[Material provided]
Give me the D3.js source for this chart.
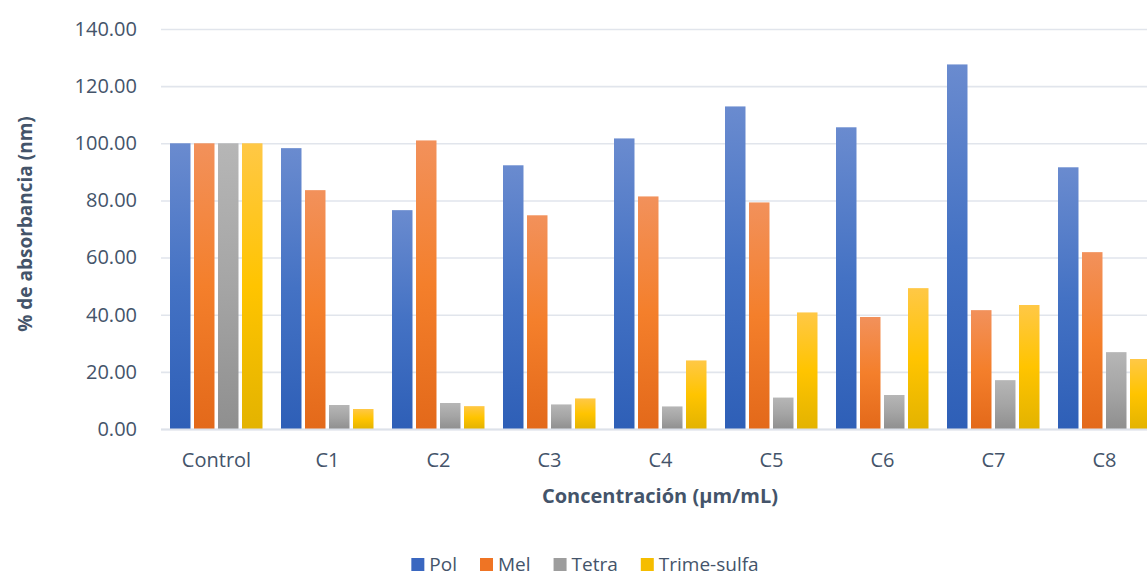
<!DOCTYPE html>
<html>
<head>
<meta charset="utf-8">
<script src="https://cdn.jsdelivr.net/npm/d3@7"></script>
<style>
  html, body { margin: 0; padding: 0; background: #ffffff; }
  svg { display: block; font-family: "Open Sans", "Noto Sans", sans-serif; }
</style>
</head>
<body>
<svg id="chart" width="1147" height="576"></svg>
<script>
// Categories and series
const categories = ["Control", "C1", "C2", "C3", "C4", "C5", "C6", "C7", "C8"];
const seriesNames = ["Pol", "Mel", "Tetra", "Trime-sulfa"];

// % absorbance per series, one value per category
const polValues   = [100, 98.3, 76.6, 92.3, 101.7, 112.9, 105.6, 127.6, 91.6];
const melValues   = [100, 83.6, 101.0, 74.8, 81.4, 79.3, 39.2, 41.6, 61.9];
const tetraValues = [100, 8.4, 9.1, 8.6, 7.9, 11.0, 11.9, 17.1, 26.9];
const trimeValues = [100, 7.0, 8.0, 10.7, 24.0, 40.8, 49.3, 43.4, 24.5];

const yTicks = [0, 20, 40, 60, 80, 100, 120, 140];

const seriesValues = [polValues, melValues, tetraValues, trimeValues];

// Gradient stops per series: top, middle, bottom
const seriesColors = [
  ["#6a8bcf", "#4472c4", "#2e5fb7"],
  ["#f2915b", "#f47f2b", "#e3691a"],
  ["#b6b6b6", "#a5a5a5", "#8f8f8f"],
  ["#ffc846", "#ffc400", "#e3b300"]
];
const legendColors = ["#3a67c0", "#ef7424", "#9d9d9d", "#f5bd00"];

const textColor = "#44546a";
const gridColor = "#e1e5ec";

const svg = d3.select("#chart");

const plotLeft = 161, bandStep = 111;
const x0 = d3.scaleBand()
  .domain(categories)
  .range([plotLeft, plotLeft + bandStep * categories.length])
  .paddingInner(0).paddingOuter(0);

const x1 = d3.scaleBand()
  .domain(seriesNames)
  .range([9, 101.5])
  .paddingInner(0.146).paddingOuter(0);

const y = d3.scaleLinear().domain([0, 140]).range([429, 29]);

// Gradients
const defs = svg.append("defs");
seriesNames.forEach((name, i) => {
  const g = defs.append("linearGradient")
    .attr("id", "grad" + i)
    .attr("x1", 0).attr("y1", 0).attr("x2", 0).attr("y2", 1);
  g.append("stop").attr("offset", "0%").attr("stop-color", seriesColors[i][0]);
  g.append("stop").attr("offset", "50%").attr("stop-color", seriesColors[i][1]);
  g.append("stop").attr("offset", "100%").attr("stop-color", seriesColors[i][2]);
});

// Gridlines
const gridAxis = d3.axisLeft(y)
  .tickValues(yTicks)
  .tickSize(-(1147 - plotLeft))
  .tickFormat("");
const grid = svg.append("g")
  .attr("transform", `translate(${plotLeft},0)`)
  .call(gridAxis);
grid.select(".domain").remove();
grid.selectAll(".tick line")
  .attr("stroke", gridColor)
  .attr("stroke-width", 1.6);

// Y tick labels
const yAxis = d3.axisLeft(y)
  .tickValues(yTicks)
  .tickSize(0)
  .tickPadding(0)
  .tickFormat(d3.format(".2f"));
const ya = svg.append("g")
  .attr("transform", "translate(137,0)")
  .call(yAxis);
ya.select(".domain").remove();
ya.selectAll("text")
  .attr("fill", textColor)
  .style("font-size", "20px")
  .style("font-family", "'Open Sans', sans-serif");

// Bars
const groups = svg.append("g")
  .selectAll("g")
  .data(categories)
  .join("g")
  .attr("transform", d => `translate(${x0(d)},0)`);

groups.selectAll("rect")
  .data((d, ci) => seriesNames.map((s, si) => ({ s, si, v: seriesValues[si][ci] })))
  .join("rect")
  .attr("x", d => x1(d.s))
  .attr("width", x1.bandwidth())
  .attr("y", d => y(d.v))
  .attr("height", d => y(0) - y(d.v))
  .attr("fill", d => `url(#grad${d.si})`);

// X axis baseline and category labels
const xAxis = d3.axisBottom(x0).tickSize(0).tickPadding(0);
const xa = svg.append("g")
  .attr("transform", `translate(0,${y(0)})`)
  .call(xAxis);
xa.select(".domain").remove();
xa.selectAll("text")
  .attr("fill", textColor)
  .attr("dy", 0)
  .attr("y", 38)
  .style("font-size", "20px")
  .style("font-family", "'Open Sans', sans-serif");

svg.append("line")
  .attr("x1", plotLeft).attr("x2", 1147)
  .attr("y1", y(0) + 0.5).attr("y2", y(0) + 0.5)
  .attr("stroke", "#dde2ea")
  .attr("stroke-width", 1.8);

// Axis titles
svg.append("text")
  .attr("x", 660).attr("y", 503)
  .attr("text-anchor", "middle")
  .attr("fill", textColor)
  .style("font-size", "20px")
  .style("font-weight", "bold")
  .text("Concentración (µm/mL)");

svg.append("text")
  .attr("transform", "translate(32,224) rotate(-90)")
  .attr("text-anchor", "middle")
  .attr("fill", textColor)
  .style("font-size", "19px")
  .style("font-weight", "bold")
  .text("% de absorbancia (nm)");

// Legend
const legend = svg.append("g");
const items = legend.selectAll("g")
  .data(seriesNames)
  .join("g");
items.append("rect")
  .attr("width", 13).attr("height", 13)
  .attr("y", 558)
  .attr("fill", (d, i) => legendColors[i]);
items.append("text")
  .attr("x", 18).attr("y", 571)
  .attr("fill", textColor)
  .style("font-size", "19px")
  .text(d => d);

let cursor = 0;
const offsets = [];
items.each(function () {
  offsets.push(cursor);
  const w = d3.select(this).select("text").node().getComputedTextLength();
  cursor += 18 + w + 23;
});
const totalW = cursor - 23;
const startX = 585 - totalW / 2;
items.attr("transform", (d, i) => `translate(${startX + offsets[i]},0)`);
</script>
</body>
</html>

[Exercise task] Reproduce the listing above exactly, excluding all pictures.

[Reply to the task]
Give me the D3.js source for this chart.
<!DOCTYPE html>
<html>
<head>
<meta charset="utf-8">
<script src="https://cdn.jsdelivr.net/npm/d3@7"></script>
<style>
  html, body { margin: 0; padding: 0; background: #ffffff; }
  svg { display: block; font-family: "Open Sans", "Noto Sans", sans-serif; }
</style>
</head>
<body>
<svg id="chart" width="1147" height="576"></svg>
<script>
// Categories and series
const categories = ["Control", "C1", "C2", "C3", "C4", "C5", "C6", "C7", "C8"];
const seriesNames = ["Pol", "Mel", "Tetra", "Trime-sulfa"];

// % absorbance per series, one value per category
const polValues   = [100, 98.3, 76.6, 92.3, 101.7, 112.9, 105.6, 127.6, 91.6];
const melValues   = [100, 83.6, 101.0, 74.8, 81.4, 79.3, 39.2, 41.6, 61.9];
const tetraValues = [100, 8.4, 9.1, 8.6, 7.9, 11.0, 11.9, 17.1, 26.9];
const trimeValues = [100, 7.0, 8.0, 10.7, 24.0, 40.8, 49.3, 43.4, 24.5];

const yTicks = [0, 20, 40, 60, 80, 100, 120, 140];

const seriesValues = [polValues, melValues, tetraValues, trimeValues];

// Gradient stops per series: top, middle, bottom
const seriesColors = [
  ["#6a8bcf", "#4472c4", "#2e5fb7"],
  ["#f2915b", "#f47f2b", "#e3691a"],
  ["#b6b6b6", "#a5a5a5", "#8f8f8f"],
  ["#ffc846", "#ffc400", "#e3b300"]
];
const legendColors = ["#3a67c0", "#ef7424", "#9d9d9d", "#f5bd00"];

const textColor = "#44546a";
const gridColor = "#e1e5ec";

const svg = d3.select("#chart");

const plotLeft = 161, bandStep = 111;
const x0 = d3.scaleBand()
  .domain(categories)
  .range([plotLeft, plotLeft + bandStep * categories.length])
  .paddingInner(0).paddingOuter(0);

const x1 = d3.scaleBand()
  .domain(seriesNames)
  .range([9, 101.5])
  .paddingInner(0.146).paddingOuter(0);

const y = d3.scaleLinear().domain([0, 140]).range([429, 29]);

// Gradients
const defs = svg.append("defs");
seriesNames.forEach((name, i) => {
  const g = defs.append("linearGradient")
    .attr("id", "grad" + i)
    .attr("x1", 0).attr("y1", 0).attr("x2", 0).attr("y2", 1);
  g.append("stop").attr("offset", "0%").attr("stop-color", seriesColors[i][0]);
  g.append("stop").attr("offset", "50%").attr("stop-color", seriesColors[i][1]);
  g.append("stop").attr("offset", "100%").attr("stop-color", seriesColors[i][2]);
});

// Gridlines
const gridAxis = d3.axisLeft(y)
  .tickValues(yTicks)
  .tickSize(-(1147 - plotLeft))
  .tickFormat("");
const grid = svg.append("g")
  .attr("transform", `translate(${plotLeft},0)`)
  .call(gridAxis);
grid.select(".domain").remove();
grid.selectAll(".tick line")
  .attr("stroke", gridColor)
  .attr("stroke-width", 1.6);

// Y tick labels
const yAxis = d3.axisLeft(y)
  .tickValues(yTicks)
  .tickSize(0)
  .tickPadding(0)
  .tickFormat(d3.format(".2f"));
const ya = svg.append("g")
  .attr("transform", "translate(137,0)")
  .call(yAxis);
ya.select(".domain").remove();
ya.selectAll("text")
  .attr("fill", textColor)
  .style("font-size", "20px")
  .style("font-family", "'Open Sans', sans-serif");

// Bars
const groups = svg.append("g")
  .selectAll("g")
  .data(categories)
  .join("g")
  .attr("transform", d => `translate(${x0(d)},0)`);

groups.selectAll("rect")
  .data((d, ci) => seriesNames.map((s, si) => ({ s, si, v: seriesValues[si][ci] })))
  .join("rect")
  .attr("x", d => x1(d.s))
  .attr("width", x1.bandwidth())
  .attr("y", d => y(d.v))
  .attr("height", d => y(0) - y(d.v))
  .attr("fill", d => `url(#grad${d.si})`);

// X axis baseline and category labels
const xAxis = d3.axisBottom(x0).tickSize(0).tickPadding(0);
const xa = svg.append("g")
  .attr("transform", `translate(0,${y(0)})`)
  .call(xAxis);
xa.select(".domain").remove();
xa.selectAll("text")
  .attr("fill", textColor)
  .attr("dy", 0)
  .attr("y", 38)
  .style("font-size", "20px")
  .style("font-family", "'Open Sans', sans-serif");

svg.append("line")
  .attr("x1", plotLeft).attr("x2", 1147)
  .attr("y1", y(0) + 0.5).attr("y2", y(0) + 0.5)
  .attr("stroke", "#dde2ea")
  .attr("stroke-width", 1.8);

// Axis titles
svg.append("text")
  .attr("x", 660).attr("y", 503)
  .attr("text-anchor", "middle")
  .attr("fill", textColor)
  .style("font-size", "20px")
  .style("font-weight", "bold")
  .text("Concentración (µm/mL)");

svg.append("text")
  .attr("transform", "translate(32,224) rotate(-90)")
  .attr("text-anchor", "middle")
  .attr("fill", textColor)
  .style("font-size", "19px")
  .style("font-weight", "bold")
  .text("% de absorbancia (nm)");

// Legend
const legend = svg.append("g");
const items = legend.selectAll("g")
  .data(seriesNames)
  .join("g");
items.append("rect")
  .attr("width", 13).attr("height", 13)
  .attr("y", 558)
  .attr("fill", (d, i) => legendColors[i]);
items.append("text")
  .attr("x", 18).attr("y", 571)
  .attr("fill", textColor)
  .style("font-size", "19px")
  .text(d => d);

let cursor = 0;
const offsets = [];
items.each(function () {
  offsets.push(cursor);
  const w = d3.select(this).select("text").node().getComputedTextLength();
  cursor += 18 + w + 23;
});
const totalW = cursor - 23;
const startX = 585 - totalW / 2;
items.attr("transform", (d, i) => `translate(${startX + offsets[i]},0)`);
</script>
</body>
</html>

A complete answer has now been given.